Despite Our Best Intentions, Bad Things Happen When Machines Feel
There’s little else in the world more awesome than the idea that someday we’ll send hyper-capable robots out into the world and beyond to do all the menial and dangerous work there is to be done. Our future is hopefully more a version of WALL-E, where we keep our bone density and the world isn’t run by a Walmart stand-in, and not a rise of the machines Terminator-style where Skynet hunts us down.
In the award winning short Wire Cutters, filmmaker Jack Anderson sees a future where dangerous work is done by machines, but we still can’t stay away from giving them the ability to feel. As we all know, despite the best intentions, bad things happen when machines feel.

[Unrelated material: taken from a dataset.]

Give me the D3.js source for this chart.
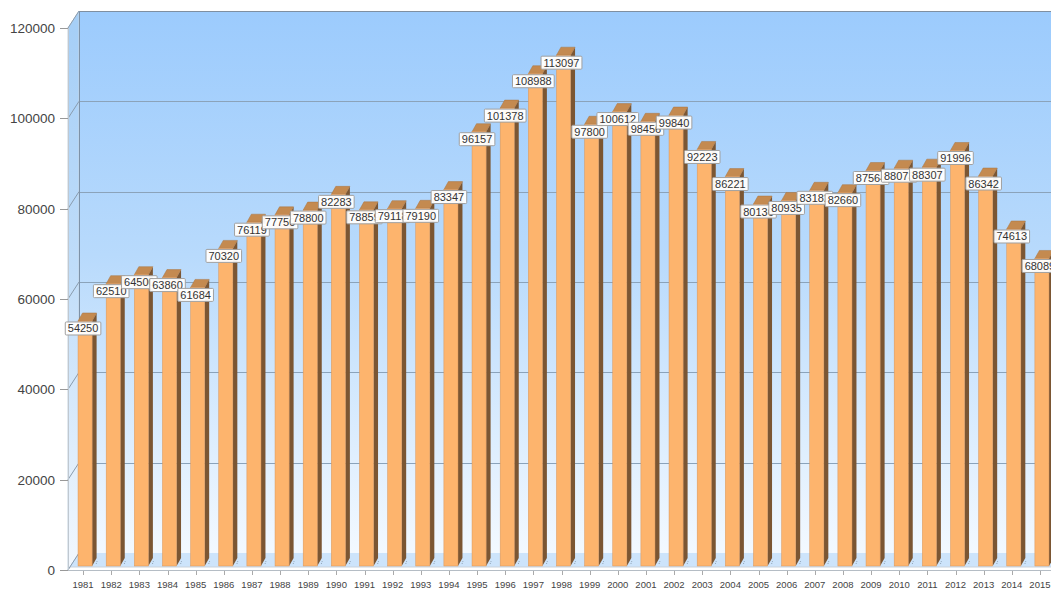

As you can see, the short isn’t quite as heavy as I made it out to be, but it still ends pretty dismally. Two competing mining robots — roaming a planet searching for what we can only assume is kryptonite — meet up and share in the fruits of their labor and teamwork. The smaller solar robot has the ability to detect the minerals in the rocks while the bigger dinosaur-like excavator has the ability to smash them to pieces. All is well until there is an imbalance in the reward. When they can’t divvy their collection up evenly, the two robots resort to the only thing we ever really expect them to do: straight up robo-murder. Rocks are thrown, solar sails unfurl and in the end mutually assured destruction is reached. With the solar sail used to dispatch the larger bot, the smaller bot has no power source and isn’t compatible with the big guy’s nuclear charger.
Is this commentary on mutually assured destruction in the nuclear age? The threat renewable energy poses for the preexisting and more dominant nuclear power? Is it saying something about us as a species that when things become scarce we resort to violence? Or is it just a neat short about two robots collecting green gems?